Ovviamente non ci permetteremo di contraddire due padri «ricostituenti» del calibro di Giuseppe Conte e Francesco Boccia. Se loro dicono che la decisione sulla preferenza di genere passerà alla storia gli crediamo sulla parola. Tuttavia ci domandiamo se l’introduzione della doppia preferenza di genere non contrasti con un’altra iniziativa legislativa voluta dalla maggioranza arcobaleno. Ci riferiamo al famoso disegno di legge Zan, ossia di una modifica al codice penale che introdurrebbe il reato di omofobia. In base alla norma che piace molto al Pd, gli italiani potrebbero essere puniti con condanne pesanti e anche col carcere nel caso facciano discorsi discriminatori nei confronti di qualcuno per le proprie tendenze sessuali. Secondo la nuova legge, le persone lgbtq, ossia lesbiche, gay bisex, transex e anche queer (che cioè non hanno ancora capito da che parte stare in materia sessuale) dovranno essere considerate vulnerabili, cioè da tutelare. Dunque, ogni discriminazione contro persone appartenenti all’universo lgbtq dovrà essere punita. Di più, il 17 maggio dovrà essere dichiarata giornata nazionale contro l’omofobia, la lesbofobia, la bifobia e la transfobia (la queerfobia al momento non è prevista), per la promozione della cultura del rispetto e dell’inclusione, allo scopo di contrastare i pregiudizi.
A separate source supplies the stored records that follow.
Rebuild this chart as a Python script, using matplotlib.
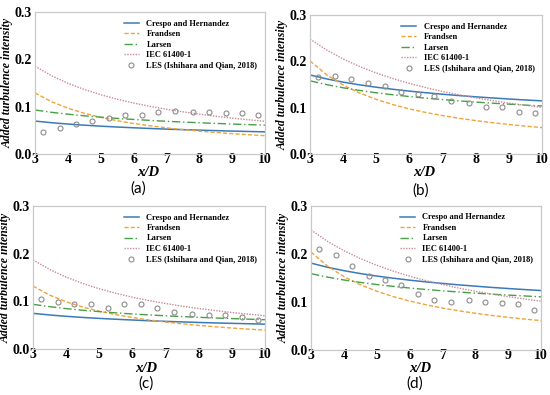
import matplotlib
matplotlib.use("Agg")
import matplotlib.pyplot as plt

plt.rcParams['font.family'] = ['Liberation Serif', 'DejaVu Serif']

x_model = [3, 3.5, 4, 4.5, 5, 5.5, 6, 6.5, 7, 7.5, 8, 8.5, 9, 9.5, 10]
x_les = [3.25, 3.75, 4.25, 4.75, 5.25, 5.75, 6.25, 6.75, 7.25, 7.8, 8.3, 8.8, 9.3, 9.8]

# Panel (a)
crespo_a = [0.0696, 0.0661, 0.0633, 0.0609, 0.0588, 0.0570, 0.0554, 0.0539, 0.0526, 0.0514, 0.0504, 0.0494, 0.0484, 0.0476, 0.0468]
frandsen_a = [0.129, 0.1106, 0.0968, 0.0860, 0.0774, 0.0704, 0.0645, 0.0595, 0.0553, 0.0516, 0.0484, 0.0455, 0.0430, 0.0407, 0.0387]
larsen_a = [0.093, 0.0881, 0.0841, 0.0807, 0.0778, 0.0752, 0.0730, 0.0710, 0.0691, 0.0675, 0.0660, 0.0646, 0.0633, 0.0621, 0.0610]
iec_a = [0.1855, 0.1656, 0.1495, 0.1363, 0.1252, 0.1158, 0.1077, 0.1007, 0.0945, 0.0891, 0.0842, 0.0798, 0.0759, 0.0723, 0.0691]
les_a = [0.047, 0.054, 0.0625, 0.070, 0.077, 0.0815, 0.083, 0.0885, 0.0905, 0.0885, 0.0885, 0.087, 0.086, 0.083]

# Panel (b)
crespo_b = [0.1706, 0.1621, 0.1551, 0.1492, 0.1441, 0.1397, 0.1357, 0.1322, 0.1290, 0.1261, 0.1234, 0.1210, 0.1187, 0.1166, 0.1147]
frandsen_b = [0.201, 0.1711, 0.1488, 0.1315, 0.1178, 0.1066, 0.0973, 0.0895, 0.0829, 0.0771, 0.0721, 0.0676, 0.0637, 0.0602, 0.0570]
larsen_b = [0.158, 0.1497, 0.1429, 0.1371, 0.1321, 0.1278, 0.1240, 0.1205, 0.1175, 0.1146, 0.1121, 0.1097, 0.1076, 0.1055, 0.1037]
iec_b = [0.248, 0.2245, 0.2051, 0.1888, 0.1748, 0.1628, 0.1523, 0.1431, 0.1350, 0.1277, 0.1212, 0.1153, 0.1099, 0.1051, 0.1006]
les_b = [0.1656, 0.168, 0.1615, 0.1526, 0.147, 0.134, 0.130, 0.126, 0.115, 0.1094, 0.1008, 0.1008, 0.0914, 0.0892]

# Panel (c)
crespo_c = [0.0748, 0.0714, 0.0686, 0.0662, 0.0642, 0.0624, 0.0608, 0.0593, 0.0580, 0.0568, 0.0557, 0.0547, 0.0538, 0.0530, 0.0521]
frandsen_c = [0.132, 0.1131, 0.0990, 0.0880, 0.0792, 0.0720, 0.0660, 0.0609, 0.0566, 0.0528, 0.0495, 0.0466, 0.0440, 0.0417, 0.0396]
larsen_c = [0.0937, 0.0888, 0.0847, 0.0813, 0.0784, 0.0758, 0.0735, 0.0715, 0.0697, 0.0680, 0.0665, 0.0651, 0.0638, 0.0626, 0.0615]
iec_c = [0.187, 0.1669, 0.1508, 0.1375, 0.1263, 0.1169, 0.1087, 0.1016, 0.0954, 0.0899, 0.0850, 0.0806, 0.0766, 0.0731, 0.0698]
les_c = [0.104, 0.098, 0.094, 0.094, 0.085, 0.094, 0.094, 0.085, 0.077, 0.074, 0.072, 0.072, 0.068, 0.060]

# Panel (d)
crespo_d = [0.181, 0.1724, 0.1653, 0.1593, 0.1541, 0.1496, 0.1455, 0.1419, 0.1387, 0.1357, 0.1330, 0.1304, 0.1281, 0.1259, 0.1239]
frandsen_d = [0.204, 0.1749, 0.1530, 0.1360, 0.1224, 0.1113, 0.1020, 0.0942, 0.0874, 0.0816, 0.0765, 0.0720, 0.0680, 0.0644, 0.0612]
larsen_d = [0.159, 0.1518, 0.1459, 0.1408, 0.1364, 0.1326, 0.1291, 0.1261, 0.1233, 0.1208, 0.1185, 0.1163, 0.1144, 0.1126, 0.1108]
iec_d = [0.25, 0.2264, 0.2069, 0.1905, 0.1765, 0.1644, 0.1538, 0.1446, 0.1364, 0.1290, 0.1224, 0.1165, 0.1111, 0.1062, 0.1017]
les_d = [0.210, 0.198, 0.175, 0.1535, 0.1465, 0.1347, 0.117, 0.104, 0.100, 0.1035, 0.100, 0.0986, 0.096, 0.0826]

labels = ["Crespo and Hernandez", "Frandsen", "Larsen", "IEC 61400-1", "LES (Ishihara and Qian, 2018)"]
panel_tags = ["(a)", "(b)", "(c)", "(d)"]
x_ticks = [3, 4, 5, 6, 7, 8, 9, 10]
y_ticks = [0.0, 0.1, 0.2, 0.3]

panels = [
    (crespo_a, frandsen_a, larsen_a, iec_a, les_a),
    (crespo_b, frandsen_b, larsen_b, iec_b, les_b),
    (crespo_c, frandsen_c, larsen_c, iec_c, les_c),
    (crespo_d, frandsen_d, larsen_d, iec_d, les_d),
]

# pixel boxes: left, right, top, bottom
boxes = [(35, 265, 12, 154), (310, 542, 15, 154), (33, 265, 206, 349), (311, 541, 206, 350)]
tag_pos = [(138, 189), (421, 191), (146, 384), (415, 384)]
xlab_pos = [(148, 172), (424, 172), (146, 369), (420, 368)]

W, H = 550, 395
fig = plt.figure(figsize=(5.5, 3.95), dpi=100)

c_blue = '#3a7ab8'
c_orange = '#f0a43a'
c_green = '#46a046'
c_pink = '#c98a94'
c_gray = '#8c8c8c'

for i, (data, box) in enumerate(zip(panels, boxes)):
    l, r, t, b = box
    ax = fig.add_axes([l / W, 1 - b / H, (r - l) / W, (b - t) / H])
    cr, fr, la, ie, le = data
    ax.plot(x_model, cr, color=c_blue, lw=1.1, ls='-', label=labels[0])
    ax.plot(x_model, fr, color=c_orange, lw=1.0, ls=(0, (3, 1.5)), label=labels[1])
    ax.plot(x_model, la, color=c_green, lw=1.0, ls=(0, (6, 2, 1, 2)), label=labels[2])
    ax.plot(x_model, ie, color=c_pink, lw=1.0, ls=(0, (1, 1)), label=labels[3])
    ax.plot(x_les, le, ls='none', marker='o', ms=3.6, mfc='none', mec=c_gray, mew=0.8, label=labels[4])
    ax.set_xlim(3, 10)
    ax.set_ylim(0, 0.3)
    ax.set_xticks(x_ticks)
    ax.set_yticks(y_ticks)
    ax.set_xticklabels([str(v) for v in x_ticks], fontweight='bold', fontsize=10)
    ax.set_yticklabels([f"{v:.1f}" for v in y_ticks], fontweight='bold', fontsize=10)
    ax.tick_params(axis='x', length=0, pad=-1)
    ax.tick_params(axis='y', length=0, pad=2)
    for s in ax.spines.values():
        s.set_color('#c8c8c8')
        s.set_linewidth(0.9)
    ax.set_ylabel("Added turbulence intensity", fontweight='bold', fontstyle='italic', fontsize=8.5, labelpad=1)
    ax.legend(loc='upper right', frameon=False, prop={'weight': 'bold', 'size': 6},
              handlelength=1.9, handletextpad=0.85, labelspacing=0.3, borderaxespad=0.5)
    xx, xy = xlab_pos[i]
    fig.text(xx / W, 1 - xy / H, "x/D", ha='center', va='center', fontsize=10.5,
             fontweight='bold', fontstyle='italic')
    tx, ty = tag_pos[i]
    fig.text(tx / W, 1 - ty / H, panel_tags[i], ha='center', va='center', fontsize=11,
             family=['Lato', 'DejaVu Sans'])

fig.savefig("out.png", dpi=100)
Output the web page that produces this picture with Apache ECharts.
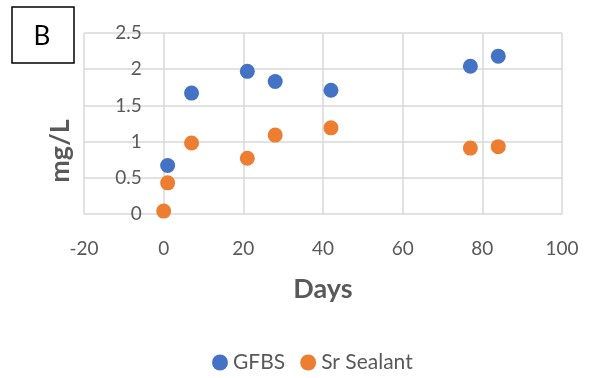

L’articolo 6 del disegno di legge Zan prevede anche una parità di trattamento a prescindere dall’orientamento sessuale e dall’identità di genere. Ma se questo sciagurato ddl voluto dalla lobby Lgbtq diventasse legge, che ne sarà del decreto di Conte che istituisce la doppia preferenza di genere? Candidare alle elezioni solo uomini e donne non sarebbe forse discriminatorio e punibile in virtù di un codice penale che vigila contro ogni discriminazione? Arriveremo perciò a una quadrupla, quintupla o sestupla preferenza di genere? Con candidati rigorosamente scelti non in base al sesso, ma alle tendenze sessuali. Insomma, ci toccheranno pure le liste di soli uomini, sole donne, soli gay, sole lesbiche, soli trans e soli queer? Vero che Conte e Boccia, con le loro iperboli, hanno già superato il senso del ridicolo, ma presto, grazie all’omotransfobia, potrebbero raggiungere nuove vette. Attendiamo impazienti le nuove citazioni della dichiarazione universale dei diritti omo, lesbo, bisex e transex. Alla fine, invece che le elezioni, avremo il gay pride.